Available data:
####################

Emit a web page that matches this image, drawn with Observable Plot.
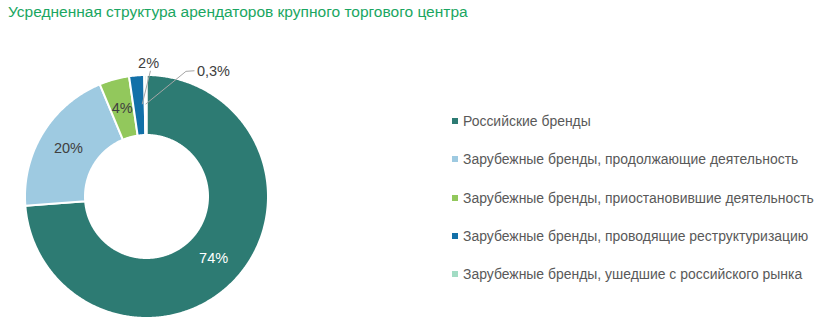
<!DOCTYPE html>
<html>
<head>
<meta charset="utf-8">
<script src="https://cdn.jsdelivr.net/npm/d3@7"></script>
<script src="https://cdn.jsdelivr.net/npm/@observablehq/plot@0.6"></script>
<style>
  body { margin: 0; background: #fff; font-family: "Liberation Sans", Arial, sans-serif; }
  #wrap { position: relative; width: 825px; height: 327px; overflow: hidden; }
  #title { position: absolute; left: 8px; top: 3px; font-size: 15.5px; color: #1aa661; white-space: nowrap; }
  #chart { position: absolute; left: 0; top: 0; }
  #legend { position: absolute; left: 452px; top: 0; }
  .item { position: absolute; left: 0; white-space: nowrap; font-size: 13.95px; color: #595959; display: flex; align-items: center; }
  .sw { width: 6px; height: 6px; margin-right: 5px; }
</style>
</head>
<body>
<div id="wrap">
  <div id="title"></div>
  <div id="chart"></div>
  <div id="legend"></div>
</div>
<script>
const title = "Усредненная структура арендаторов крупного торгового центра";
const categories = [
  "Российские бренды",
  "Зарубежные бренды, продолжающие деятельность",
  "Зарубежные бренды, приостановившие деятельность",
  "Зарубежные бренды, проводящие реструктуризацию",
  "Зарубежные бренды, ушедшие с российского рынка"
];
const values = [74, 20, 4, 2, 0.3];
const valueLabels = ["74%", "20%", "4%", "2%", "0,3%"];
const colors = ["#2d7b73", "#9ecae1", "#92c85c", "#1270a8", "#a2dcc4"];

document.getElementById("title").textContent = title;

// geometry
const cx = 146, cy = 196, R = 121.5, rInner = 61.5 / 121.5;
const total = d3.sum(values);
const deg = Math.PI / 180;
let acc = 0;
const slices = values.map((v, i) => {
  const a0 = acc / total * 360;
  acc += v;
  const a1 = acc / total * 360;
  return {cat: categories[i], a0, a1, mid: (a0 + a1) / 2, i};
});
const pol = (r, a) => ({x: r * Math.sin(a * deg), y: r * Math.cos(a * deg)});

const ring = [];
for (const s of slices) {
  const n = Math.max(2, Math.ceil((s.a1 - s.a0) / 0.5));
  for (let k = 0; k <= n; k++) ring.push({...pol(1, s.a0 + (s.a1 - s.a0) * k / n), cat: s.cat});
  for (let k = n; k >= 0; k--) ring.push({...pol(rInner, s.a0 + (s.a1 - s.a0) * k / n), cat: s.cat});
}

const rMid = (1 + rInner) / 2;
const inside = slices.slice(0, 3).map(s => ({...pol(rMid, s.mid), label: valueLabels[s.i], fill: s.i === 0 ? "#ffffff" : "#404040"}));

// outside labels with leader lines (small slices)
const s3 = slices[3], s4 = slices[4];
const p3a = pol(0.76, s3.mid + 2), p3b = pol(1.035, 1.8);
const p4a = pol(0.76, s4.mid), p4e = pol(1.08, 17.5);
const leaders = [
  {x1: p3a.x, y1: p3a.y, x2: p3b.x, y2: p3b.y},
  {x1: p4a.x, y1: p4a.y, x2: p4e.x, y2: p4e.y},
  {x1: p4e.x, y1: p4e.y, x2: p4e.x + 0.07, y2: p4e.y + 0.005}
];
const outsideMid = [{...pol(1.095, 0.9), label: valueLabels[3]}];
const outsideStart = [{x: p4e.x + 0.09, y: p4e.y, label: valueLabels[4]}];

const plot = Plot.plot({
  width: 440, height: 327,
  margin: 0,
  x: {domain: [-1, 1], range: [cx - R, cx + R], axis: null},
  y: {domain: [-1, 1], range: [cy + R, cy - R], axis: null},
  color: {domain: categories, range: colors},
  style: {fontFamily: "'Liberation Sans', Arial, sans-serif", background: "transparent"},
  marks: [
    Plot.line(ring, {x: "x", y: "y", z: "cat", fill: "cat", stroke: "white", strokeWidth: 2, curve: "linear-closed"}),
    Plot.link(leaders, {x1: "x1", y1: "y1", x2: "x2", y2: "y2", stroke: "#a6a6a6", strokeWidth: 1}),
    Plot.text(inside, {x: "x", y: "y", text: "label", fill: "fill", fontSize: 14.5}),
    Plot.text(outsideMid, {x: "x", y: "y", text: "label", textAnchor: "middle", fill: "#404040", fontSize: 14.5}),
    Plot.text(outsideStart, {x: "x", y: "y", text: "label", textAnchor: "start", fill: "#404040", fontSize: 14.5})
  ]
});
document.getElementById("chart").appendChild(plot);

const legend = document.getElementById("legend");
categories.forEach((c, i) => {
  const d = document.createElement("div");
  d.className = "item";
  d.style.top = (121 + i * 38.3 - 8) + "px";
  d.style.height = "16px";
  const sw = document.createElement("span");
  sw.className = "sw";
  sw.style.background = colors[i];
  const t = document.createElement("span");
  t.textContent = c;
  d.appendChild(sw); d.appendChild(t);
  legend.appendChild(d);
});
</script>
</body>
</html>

####################

Your task:
Quote the material word for word, dropping any images it holds.

Response for this exercise:
Emit a web page that matches this image, drawn with Observable Plot.
<!DOCTYPE html>
<html>
<head>
<meta charset="utf-8">
<script src="https://cdn.jsdelivr.net/npm/d3@7"></script>
<script src="https://cdn.jsdelivr.net/npm/@observablehq/plot@0.6"></script>
<style>
  body { margin: 0; background: #fff; font-family: "Liberation Sans", Arial, sans-serif; }
  #wrap { position: relative; width: 825px; height: 327px; overflow: hidden; }
  #title { position: absolute; left: 8px; top: 3px; font-size: 15.5px; color: #1aa661; white-space: nowrap; }
  #chart { position: absolute; left: 0; top: 0; }
  #legend { position: absolute; left: 452px; top: 0; }
  .item { position: absolute; left: 0; white-space: nowrap; font-size: 13.95px; color: #595959; display: flex; align-items: center; }
  .sw { width: 6px; height: 6px; margin-right: 5px; }
</style>
</head>
<body>
<div id="wrap">
  <div id="title"></div>
  <div id="chart"></div>
  <div id="legend"></div>
</div>
<script>
const title = "Усредненная структура арендаторов крупного торгового центра";
const categories = [
  "Российские бренды",
  "Зарубежные бренды, продолжающие деятельность",
  "Зарубежные бренды, приостановившие деятельность",
  "Зарубежные бренды, проводящие реструктуризацию",
  "Зарубежные бренды, ушедшие с российского рынка"
];
const values = [74, 20, 4, 2, 0.3];
const valueLabels = ["74%", "20%", "4%", "2%", "0,3%"];
const colors = ["#2d7b73", "#9ecae1", "#92c85c", "#1270a8", "#a2dcc4"];

document.getElementById("title").textContent = title;

// geometry
const cx = 146, cy = 196, R = 121.5, rInner = 61.5 / 121.5;
const total = d3.sum(values);
const deg = Math.PI / 180;
let acc = 0;
const slices = values.map((v, i) => {
  const a0 = acc / total * 360;
  acc += v;
  const a1 = acc / total * 360;
  return {cat: categories[i], a0, a1, mid: (a0 + a1) / 2, i};
});
const pol = (r, a) => ({x: r * Math.sin(a * deg), y: r * Math.cos(a * deg)});

const ring = [];
for (const s of slices) {
  const n = Math.max(2, Math.ceil((s.a1 - s.a0) / 0.5));
  for (let k = 0; k <= n; k++) ring.push({...pol(1, s.a0 + (s.a1 - s.a0) * k / n), cat: s.cat});
  for (let k = n; k >= 0; k--) ring.push({...pol(rInner, s.a0 + (s.a1 - s.a0) * k / n), cat: s.cat});
}

const rMid = (1 + rInner) / 2;
const inside = slices.slice(0, 3).map(s => ({...pol(rMid, s.mid), label: valueLabels[s.i], fill: s.i === 0 ? "#ffffff" : "#404040"}));

// outside labels with leader lines (small slices)
const s3 = slices[3], s4 = slices[4];
const p3a = pol(0.76, s3.mid + 2), p3b = pol(1.035, 1.8);
const p4a = pol(0.76, s4.mid), p4e = pol(1.08, 17.5);
const leaders = [
  {x1: p3a.x, y1: p3a.y, x2: p3b.x, y2: p3b.y},
  {x1: p4a.x, y1: p4a.y, x2: p4e.x, y2: p4e.y},
  {x1: p4e.x, y1: p4e.y, x2: p4e.x + 0.07, y2: p4e.y + 0.005}
];
const outsideMid = [{...pol(1.095, 0.9), label: valueLabels[3]}];
const outsideStart = [{x: p4e.x + 0.09, y: p4e.y, label: valueLabels[4]}];

const plot = Plot.plot({
  width: 440, height: 327,
  margin: 0,
  x: {domain: [-1, 1], range: [cx - R, cx + R], axis: null},
  y: {domain: [-1, 1], range: [cy + R, cy - R], axis: null},
  color: {domain: categories, range: colors},
  style: {fontFamily: "'Liberation Sans', Arial, sans-serif", background: "transparent"},
  marks: [
    Plot.line(ring, {x: "x", y: "y", z: "cat", fill: "cat", stroke: "white", strokeWidth: 2, curve: "linear-closed"}),
    Plot.link(leaders, {x1: "x1", y1: "y1", x2: "x2", y2: "y2", stroke: "#a6a6a6", strokeWidth: 1}),
    Plot.text(inside, {x: "x", y: "y", text: "label", fill: "fill", fontSize: 14.5}),
    Plot.text(outsideMid, {x: "x", y: "y", text: "label", textAnchor: "middle", fill: "#404040", fontSize: 14.5}),
    Plot.text(outsideStart, {x: "x", y: "y", text: "label", textAnchor: "start", fill: "#404040", fontSize: 14.5})
  ]
});
document.getElementById("chart").appendChild(plot);

const legend = document.getElementById("legend");
categories.forEach((c, i) => {
  const d = document.createElement("div");
  d.className = "item";
  d.style.top = (121 + i * 38.3 - 8) + "px";
  d.style.height = "16px";
  const sw = document.createElement("span");
  sw.className = "sw";
  sw.style.background = colors[i];
  const t = document.createElement("span");
  t.textContent = c;
  d.appendChild(sw); d.appendChild(t);
  legend.appendChild(d);
});
</script>
</body>
</html>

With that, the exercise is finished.